» **Exercise task**
Write out again exactly the lines from the one containing "Reproduce this chart with Plotly." through the one containing "trend = slope * idx + intercept", both included, and omit the pictures.

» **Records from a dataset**
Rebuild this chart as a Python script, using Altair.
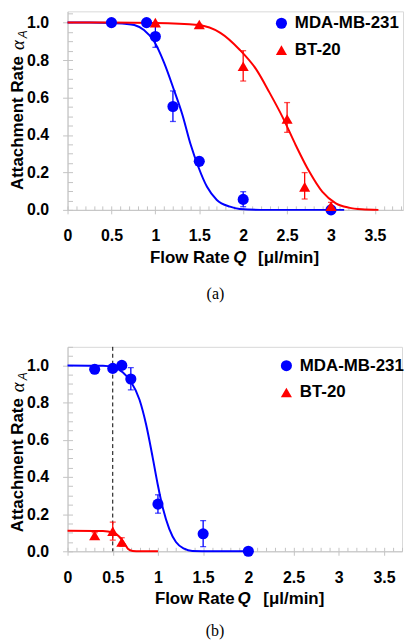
import altair as alt
import pandas as pd

SERIES = ["MDA-MB-231", "BT-20"]
COLORS = ["#0000ff", "#ff0000"]
SHAPES = ["circle", "triangle-up"]

# ---------------- panel (a) ----------------
a_mda_q = [0.5, 0.9, 1.0, 1.2, 1.5, 2.0, 3.0]
a_mda_v = [1.0, 1.0, 0.926, 0.552, 0.259, 0.056, 0.0]
a_mda_lo = [1.0, 1.0, 0.868, 0.472, 0.240, 0.017, 0.0]
a_mda_hi = [1.0, 1.0, 0.984, 0.635, 0.280, 0.097, 0.0]
a_bt_q = [1.0, 1.5, 2.0, 2.5, 2.7, 3.0]
a_bt_v = [1.0, 0.99, 0.767, 0.485, 0.123, 0.020]
a_bt_lo = [1.0, 0.99, 0.688, 0.414, 0.058, 0.0]
a_bt_hi = [1.0, 0.99, 0.850, 0.573, 0.199, 0.040]

a_fit_mda_q = [0, 0.25, 0.5, 0.65, 0.76, 0.87, 0.985, 1.10, 1.21, 1.306, 1.40, 1.49, 1.588, 1.70, 1.85, 1.96, 2.2, 3.15]
a_fit_mda_v = [1.0, 1.0, 0.998, 0.994, 0.987, 0.961, 0.90, 0.785, 0.643, 0.511, 0.352, 0.229, 0.123, 0.053, 0.017, 0.005, 0.0, 0.0]
a_fit_bt_q = [0, 0.5, 1.0, 1.49, 1.74, 1.96, 2.15, 2.30, 2.45, 2.60, 2.754, 2.90, 3.055, 3.2, 3.35, 3.54]
a_fit_bt_v = [1.0, 1.0, 0.998, 0.987, 0.945, 0.855, 0.749, 0.626, 0.494, 0.344, 0.203, 0.097, 0.035, 0.012, 0.003, 0.0]

# ---------------- panel (b) ----------------
b_mda_q = [0.3, 0.5, 0.6, 0.7, 1.0, 1.5, 2.0]
b_mda_v = [0.979, 0.984, 1.0, 0.927, 0.254, 0.094, 0.0]
b_mda_lo = [0.979, 0.984, 1.0, 0.868, 0.205, 0.025, 0.0]
b_mda_hi = [0.979, 0.984, 1.0, 0.988, 0.304, 0.165, 0.0]
b_bt_q = [0.3, 0.5, 0.6]
b_bt_v = [0.085, 0.108, 0.050]
b_bt_lo = [0.070, 0.060, 0.027]
b_bt_hi = [0.100, 0.157, 0.073]

b_fit_mda_q = [0, 0.392, 0.5, 0.61, 0.70, 0.796, 0.869, 0.942, 0.997, 1.052, 1.125, 1.199, 1.29, 1.38, 1.6, 2.0]
b_fit_mda_v = [1.0, 0.998, 0.991, 0.963, 0.913, 0.815, 0.682, 0.504, 0.361, 0.237, 0.121, 0.050, 0.014, 0.002, 0.0, 0.0]
b_fit_bt_q = [0, 0.392, 0.5, 0.576, 0.63, 0.667, 0.72, 0.8, 1.0]
b_fit_bt_v = [0.110, 0.109, 0.101, 0.077, 0.041, 0.014, 0.002, 0.0, 0.0]
b_vline_q = [0.5]

x_major = [0, 0.5, 1, 1.5, 2, 2.5, 3, 3.5]
y_major = [0, 0.2, 0.4, 0.6, 0.8, 1.0]

SANS = "Liberation Sans"
SERIF = "Liberation Serif"
AXC = "#c4c4c4"


def pts_df(series, q, v, lo, hi):
    return pd.DataFrame({"series": series, "q": q, "a": v, "lo": lo, "hi": hi})


def crv_df(q, v):
    return pd.DataFrame({"q": q, "a": v, "i": list(range(len(q)))})


def txt(text, x, y, size, weight="bold", style="normal", font=SANS, angle=0, baseline="alphabetic"):
    return alt.Chart(pd.DataFrame({"t": [text]})).mark_text(
        align="left", baseline=baseline, fontSize=size, fontWeight=weight,
        fontStyle=style, font=font, angle=angle, color="black"
    ).encode(x=alt.value(x), y=alt.value(y), text="t:N")


def panel(pts_list, crv_list, xmax, ymax, width, height, leg_x, leg_y,
          yt_x, yt_y0, yt_a, yt_sub, xt_y, xt_x, caption, cap_off, vline=None):
    xs = alt.Scale(domain=[0, xmax], nice=False, zero=False)
    ys = alt.Scale(domain=[0, ymax], nice=False, zero=False)
    cs = alt.Scale(domain=SERIES, range=COLORS)
    ss = alt.Scale(domain=SERIES, range=SHAPES)
    x_minor = [round(i * 0.1, 1) for i in range(int(xmax * 10) + 1)]
    y_minor = [round(i * 0.05, 2) for i in range(int(ymax * 20 + 1e-9) + 1)]

    main_x = alt.Axis(values=x_major, format="~g", orient="bottom", tickSize=4,
                      tickColor=AXC, domainColor=AXC, labelFont=SANS, labelFontSize=16,
                      labelFontWeight="bold", labelColor="black", labelPadding=14,
                      title=None, grid=False, labelFlush=False, labelOverlap=False)
    main_y = alt.Axis(values=y_major, format=".1f", orient="left", tickSize=5,
                      tickColor=AXC, domainColor=AXC, labelFont=SANS, labelFontSize=16,
                      labelFontWeight="bold", labelColor="black", labelPadding=14,
                      title=None, grid=False, labelOverlap=False)
    in_x = alt.Axis(values=x_minor, orient="bottom", offset=-4, tickSize=4, tickColor=AXC,
                    labels=False, domain=False, grid=False, title=None)
    in_y = alt.Axis(values=y_minor, orient="left", offset=-5, tickSize=5, tickColor=AXC,
                    labels=False, domain=False, grid=False, title=None)

    layers = []
    if vline is not None:
        layers.append(alt.Chart(pd.DataFrame({"q": vline})).mark_rule(
            color="black", strokeWidth=1, strokeDash=[4, 3]).encode(
            x=alt.X("q:Q", scale=xs, axis=None)))
    # fitted curves (first one carries the main axes)
    for k, (crv, col) in enumerate(zip(crv_list, COLORS)):
        layers.append(alt.Chart(crv).mark_line(strokeWidth=2, interpolate="monotone", color=col).encode(
            x=alt.X("q:Q", scale=xs, axis=main_x if k == 0 else None),
            y=alt.Y("a:Q", scale=ys, axis=main_y if k == 0 else None),
            order="i:Q",
        ))
    # error bars with caps
    for pts, col in zip(pts_list, COLORS):
        base = alt.Chart(pts)
        layers.append(base.mark_rule(strokeWidth=1.3, color=col).encode(
            x=alt.X("q:Q", scale=xs, axis=None),
            y=alt.Y("lo:Q", scale=ys, axis=None), y2="hi:Q"))
        layers.append(base.transform_fold(["lo", "hi"], as_=["k", "v"]).mark_tick(
            orient="horizontal", size=6, thickness=1.3, color=col).encode(
            x=alt.X("q:Q", scale=xs, axis=None),
            y=alt.Y("v:Q", scale=ys, axis=None)))
    leg = alt.Legend(orient="none", legendX=leg_x, legendY=leg_y, title=None,
                     labelFont=SANS, labelFontSize=17, labelFontWeight="bold",
                     labelColor="black", symbolSize=125, rowPadding=9, labelOffset=5,
                     padding=0, symbolStrokeWidth=0, direction="vertical")
    allpts = pd.concat(pts_list, ignore_index=True)
    layers.append(alt.Chart(allpts).mark_point(filled=True, size=125, opacity=1).encode(
        x=alt.X("q:Q", scale=xs, axis=in_x),
        y=alt.Y("a:Q", scale=ys, axis=in_y),
        color=alt.Color("series:N", scale=cs, legend=leg),
        shape=alt.Shape("series:N", scale=ss, legend=leg),
    ))
    titles = [
        txt("Attachment Rate", yt_x, yt_y0, 17, angle=270, baseline="middle"),
        txt("\u03b1", yt_x, yt_a, 19, weight="normal", style="italic", font=SERIF, angle=270, baseline="middle"),
        txt("A", yt_x + 5, yt_sub, 12, weight="normal", style="italic", font=SANS, angle=270, baseline="middle"),
        txt("Flow Rate", xt_x[0], xt_y, 17),
        txt("Q", xt_x[1], xt_y, 17, style="italic"),
        txt("[\u03bcl/min]", xt_x[2], xt_y, 17),
    ]
    return alt.layer(*layers, *titles).resolve_axis(
        x="independent", y="independent"
    ).properties(
        width=width, height=height,
        title=alt.TitleParams(text=caption, orient="bottom", font=SERIF, fontSize=16,
                              fontWeight="normal", color="black", anchor="middle",
                              frame="group", dx=-20, offset=cap_off),
    )


top = panel([pts_df(SERIES[0], a_mda_q, a_mda_v, a_mda_lo, a_mda_hi),
             pts_df(SERIES[1], a_bt_q, a_bt_v, a_bt_lo, a_bt_hi)],
            [crv_df(a_fit_mda_q, a_fit_mda_v), crv_df(a_fit_bt_q, a_fit_bt_v)],
            xmax=3.82, ymax=1.06, width=338, height=200,
            leg_x=207, leg_y=3.5,
            yt_x=-49.5, yt_y0=180, yt_a=39, yt_sub=27,
            xt_y=254, xt_x=[83, 167, 192], caption="(a)", cap_off=20)

bottom = panel([pts_df(SERIES[0], b_mda_q, b_mda_v, b_mda_lo, b_mda_hi),
                pts_df(SERIES[1], b_bt_q, b_bt_v, b_bt_lo, b_bt_hi)],
               [crv_df(b_fit_mda_q, b_fit_mda_v), crv_df(b_fit_bt_q, b_fit_bt_v)],
               xmax=3.7, ymax=1.1, width=337, height=206,
               leg_x=212, leg_y=10.5,
               yt_x=-49.5, yt_y0=186.7, yt_a=45.7, yt_sub=33.7,
               xt_y=259.3, xt_x=[88, 171.3, 197.3], caption="(b)", cap_off=16,
               vline=b_vline_q)

chart = alt.vconcat(top, bottom, spacing=43).resolve_scale(
    color="independent", shape="independent"
).properties(padding=0).configure_view(stroke="#d9d9d9", strokeWidth=1)

chart.save("out.html", embed_options={"renderer": "svg", "actions": False})
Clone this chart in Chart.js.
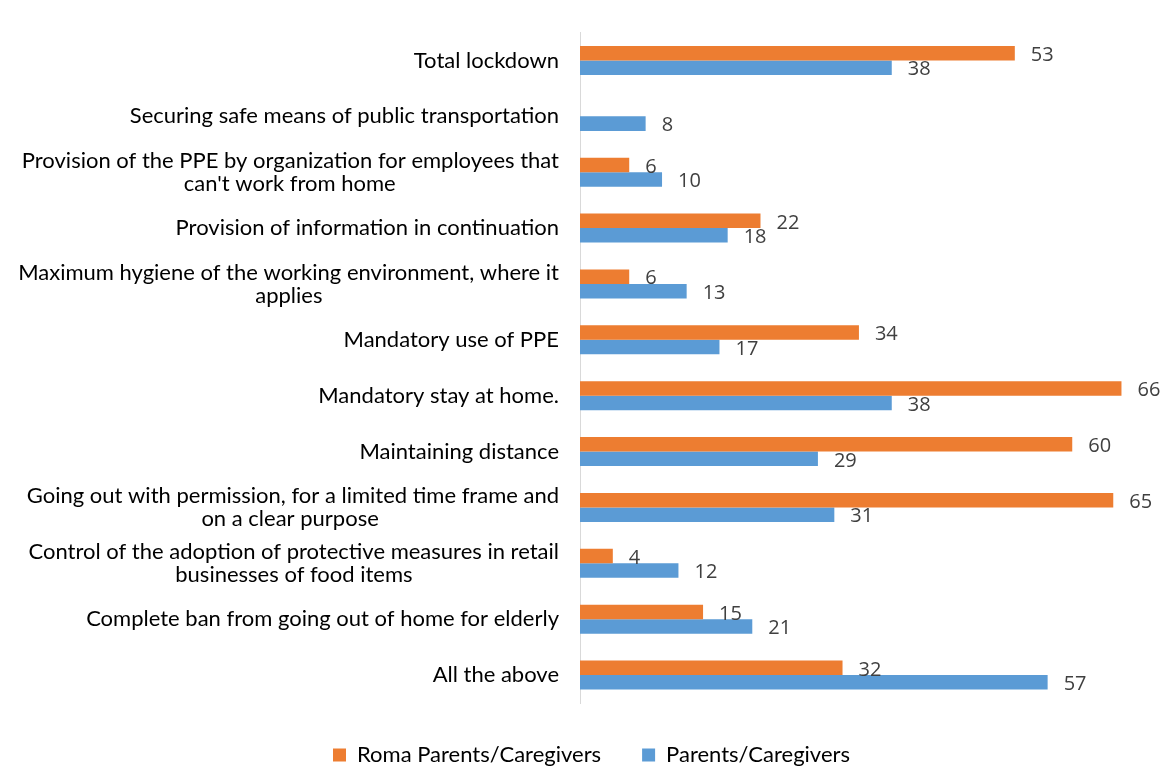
<!DOCTYPE html>
<html lang="en">
<head>
  <meta charset="UTF-8" />
  <title>Measures</title>
  <script src="https://cdn.jsdelivr.net/npm/chart.js"></script>
  <style>
    html, body {
      margin: 0;
      padding: 0;
      background: #fff;
      overflow: hidden;
    }
    #wrap {
      position: relative;
      width: 1183px;
      height: 776px;
    }
  </style>
</head>
<body>
  <div id="wrap"><canvas id="chart"></canvas></div>

  <script>
    const categories = [
      ["Total lockdown"],
      ["Securing safe means of public transportation"],
      ["Provision of the PPE by organization for employees that", "can't work from home"],
      ["Provision of information in continuation"],
      ["Maximum hygiene of the working environment, where it", "applies"],
      ["Mandatory use of PPE"],
      ["Mandatory stay at home."],
      ["Maintaining distance"],
      ["Going out with permission, for a limited time frame and", "on a clear purpose"],
      ["Control of the adoption of protective measures in retail", "businesses of food items"],
      ["Complete ban from going out of home for elderly"],
      ["All the above"]
    ];
    const seriesNames = ["Roma Parents/Caregivers", "Parents/Caregivers"];
    const romaValues = [53, null, 6, 22, 6, 34, 66, 60, 65, 4, 15, 32];
    const parentValues = [38, 8, 10, 18, 13, 17, 38, 29, 31, 12, 21, 57];

    const labelFont = { family: "Lato, 'Noto Sans', sans-serif", size: 22, lineHeight: 1.05 };

    // right-aligned ticks: pad the shorter lines so wrapped labels sit centred
    function centreLines(lines) {
      if (lines.length === 1) return lines[0];
      const ctx = document.createElement("canvas").getContext("2d");
      ctx.font = labelFont.size + "px " + labelFont.family;
      const widths = lines.map(l => ctx.measureText(l).width);
      const widest = Math.max(...widths);
      const space = ctx.measureText(" ").width;
      return lines.map((l, i) => l + " ".repeat(Math.round((widest - widths[i]) / 2 / space)));
    }

    // value printed just past the end of each bar
    const valueLabels = {
      id: "valueLabels",
      afterDatasetsDraw(chart) {
        const ctx = chart.ctx;
        ctx.save();
        ctx.font = "20px 'Open Sans', sans-serif";
        ctx.fillStyle = "#404040";
        ctx.textAlign = "left";
        ctx.textBaseline = "middle";
        chart.data.datasets.forEach((ds, i) => {
          chart.getDatasetMeta(i).data.forEach((bar, j) => {
            const v = ds.data[j];
            if (v === null || v === undefined) return;
            ctx.fillText(v, bar.x + 16, bar.y + 2);
          });
        });
        ctx.restore();
      }
    };

    new Chart(document.getElementById("chart"), {
      type: "bar",
      data: {
        labels: categories.map(centreLines),
        datasets: [
          { label: seriesNames[0], data: romaValues, backgroundColor: "#ED7D31" },
          { label: seriesNames[1], data: parentValues, backgroundColor: "#5B9BD5" }
        ]
      },
      options: {
        indexAxis: "y",
        responsive: true,
        maintainAspectRatio: false,
        animation: false,
        layout: { padding: { top: 30, right: 0, left: 0, bottom: 0 } },
        datasets: {
          bar: { categoryPercentage: 0.52, barPercentage: 1 }
        },
        scales: {
          x: {
            display: false,
            min: 0,
            max: 73.5
          },
          y: {
            afterFit(scale) { scale.width = 580; },
            grid: { display: false, drawTicks: false },
            border: { display: true, color: "#d9d9d9", width: 1 },
            ticks: {
              padding: 21,
              color: "#000",
              font: labelFont
            }
          }
        },
        plugins: {
          tooltip: { enabled: false },
          legend: {
            position: "bottom",
            labels: {
              boxWidth: 13,
              boxHeight: 13,
              padding: 41,
              color: "#000",
              font: { family: "Lato, 'Noto Sans', sans-serif", size: 22 }
            }
          }
        }
      },
      plugins: [valueLabels]
    });
  </script>
</body>
</html>
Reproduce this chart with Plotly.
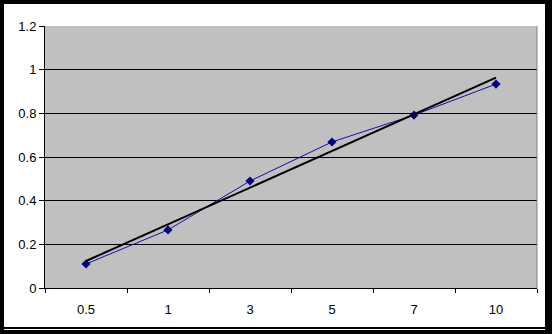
import numpy as np
import plotly.graph_objects as go

categories = ["0.5", "1", "3", "5", "7", "10"]
values = [0.11, 0.266, 0.49, 0.669, 0.792, 0.934]

W, H = 552, 334
L, R, T, B = 45, 15, 26, 46
pw, ph = W - L - R, H - T - B

def px(x):
    return (x - L) / pw

def py(y):
    return (H - B - y) / ph

idx = np.arange(1, len(values) + 1)
slope, intercept = np.polyfit(idx, values, 1)
trend = slope * idx + intercept

fig = go.Figure()
fig.add_trace(go.Scatter(x=categories, y=values, mode="lines+markers",
                         line=dict(color="#1010A0", width=1),
                         marker=dict(symbol="diamond", size=7, color="#000080"),
                         showlegend=False))
fig.add_trace(go.Scatter(x=categories, y=trend, mode="lines",
                         line=dict(color="black", width=2),
                         showlegend=False))

shapes = [
    dict(type="rect", xref="paper", yref="paper", x0=px(4), x1=px(545), y0=py(327), y1=py(4),
         fillcolor="white", line=dict(width=0), layer="below"),
    dict(type="line", xref="paper", yref="paper", x0=px(4), x1=px(545), y0=py(329.5), y1=py(329.5),
         line=dict(color="white", width=1), layer="below"),
    dict(type="rect", xref="paper", yref="paper", x0=0, x1=1, y0=0, y1=1,
         fillcolor="#C0C0C0", line=dict(width=0), layer="below"),
    dict(type="line", xref="paper", yref="paper", x0=1, x1=1, y0=0, y1=1,
         line=dict(color="#808080", width=1)),
]

fig.update_layout(
    width=W, height=H,
    margin=dict(l=L, r=R, t=T, b=B),
    paper_bgcolor="black",
    plot_bgcolor="#C0C0C0",
    font=dict(family="Liberation Sans, Arial, sans-serif", size=13, color="black"),
    shapes=shapes,
    xaxis=dict(type="category", showgrid=False, showline=True, linecolor="black", linewidth=1,
               ticks="outside", tickson="boundaries", ticklen=4, tickcolor="black",
               ticklabelstandoff=9,
               range=[-0.5, 5.5], zeroline=False),
    yaxis=dict(range=[0, 1.2], dtick=0.2, showgrid=True, gridcolor="black", gridwidth=1,
               showline=True, linecolor="black", linewidth=1, ticks="outside", ticklen=5,
               tickcolor="black", zeroline=False),
)

fig.write_html("out.html")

» **Correct answer**
Reproduce this chart with Plotly.
import numpy as np
import plotly.graph_objects as go

categories = ["0.5", "1", "3", "5", "7", "10"]
values = [0.11, 0.266, 0.49, 0.669, 0.792, 0.934]

W, H = 552, 334
L, R, T, B = 45, 15, 26, 46
pw, ph = W - L - R, H - T - B

def px(x):
    return (x - L) / pw

def py(y):
    return (H - B - y) / ph

idx = np.arange(1, len(values) + 1)
slope, intercept = np.polyfit(idx, values, 1)
trend = slope * idx + intercept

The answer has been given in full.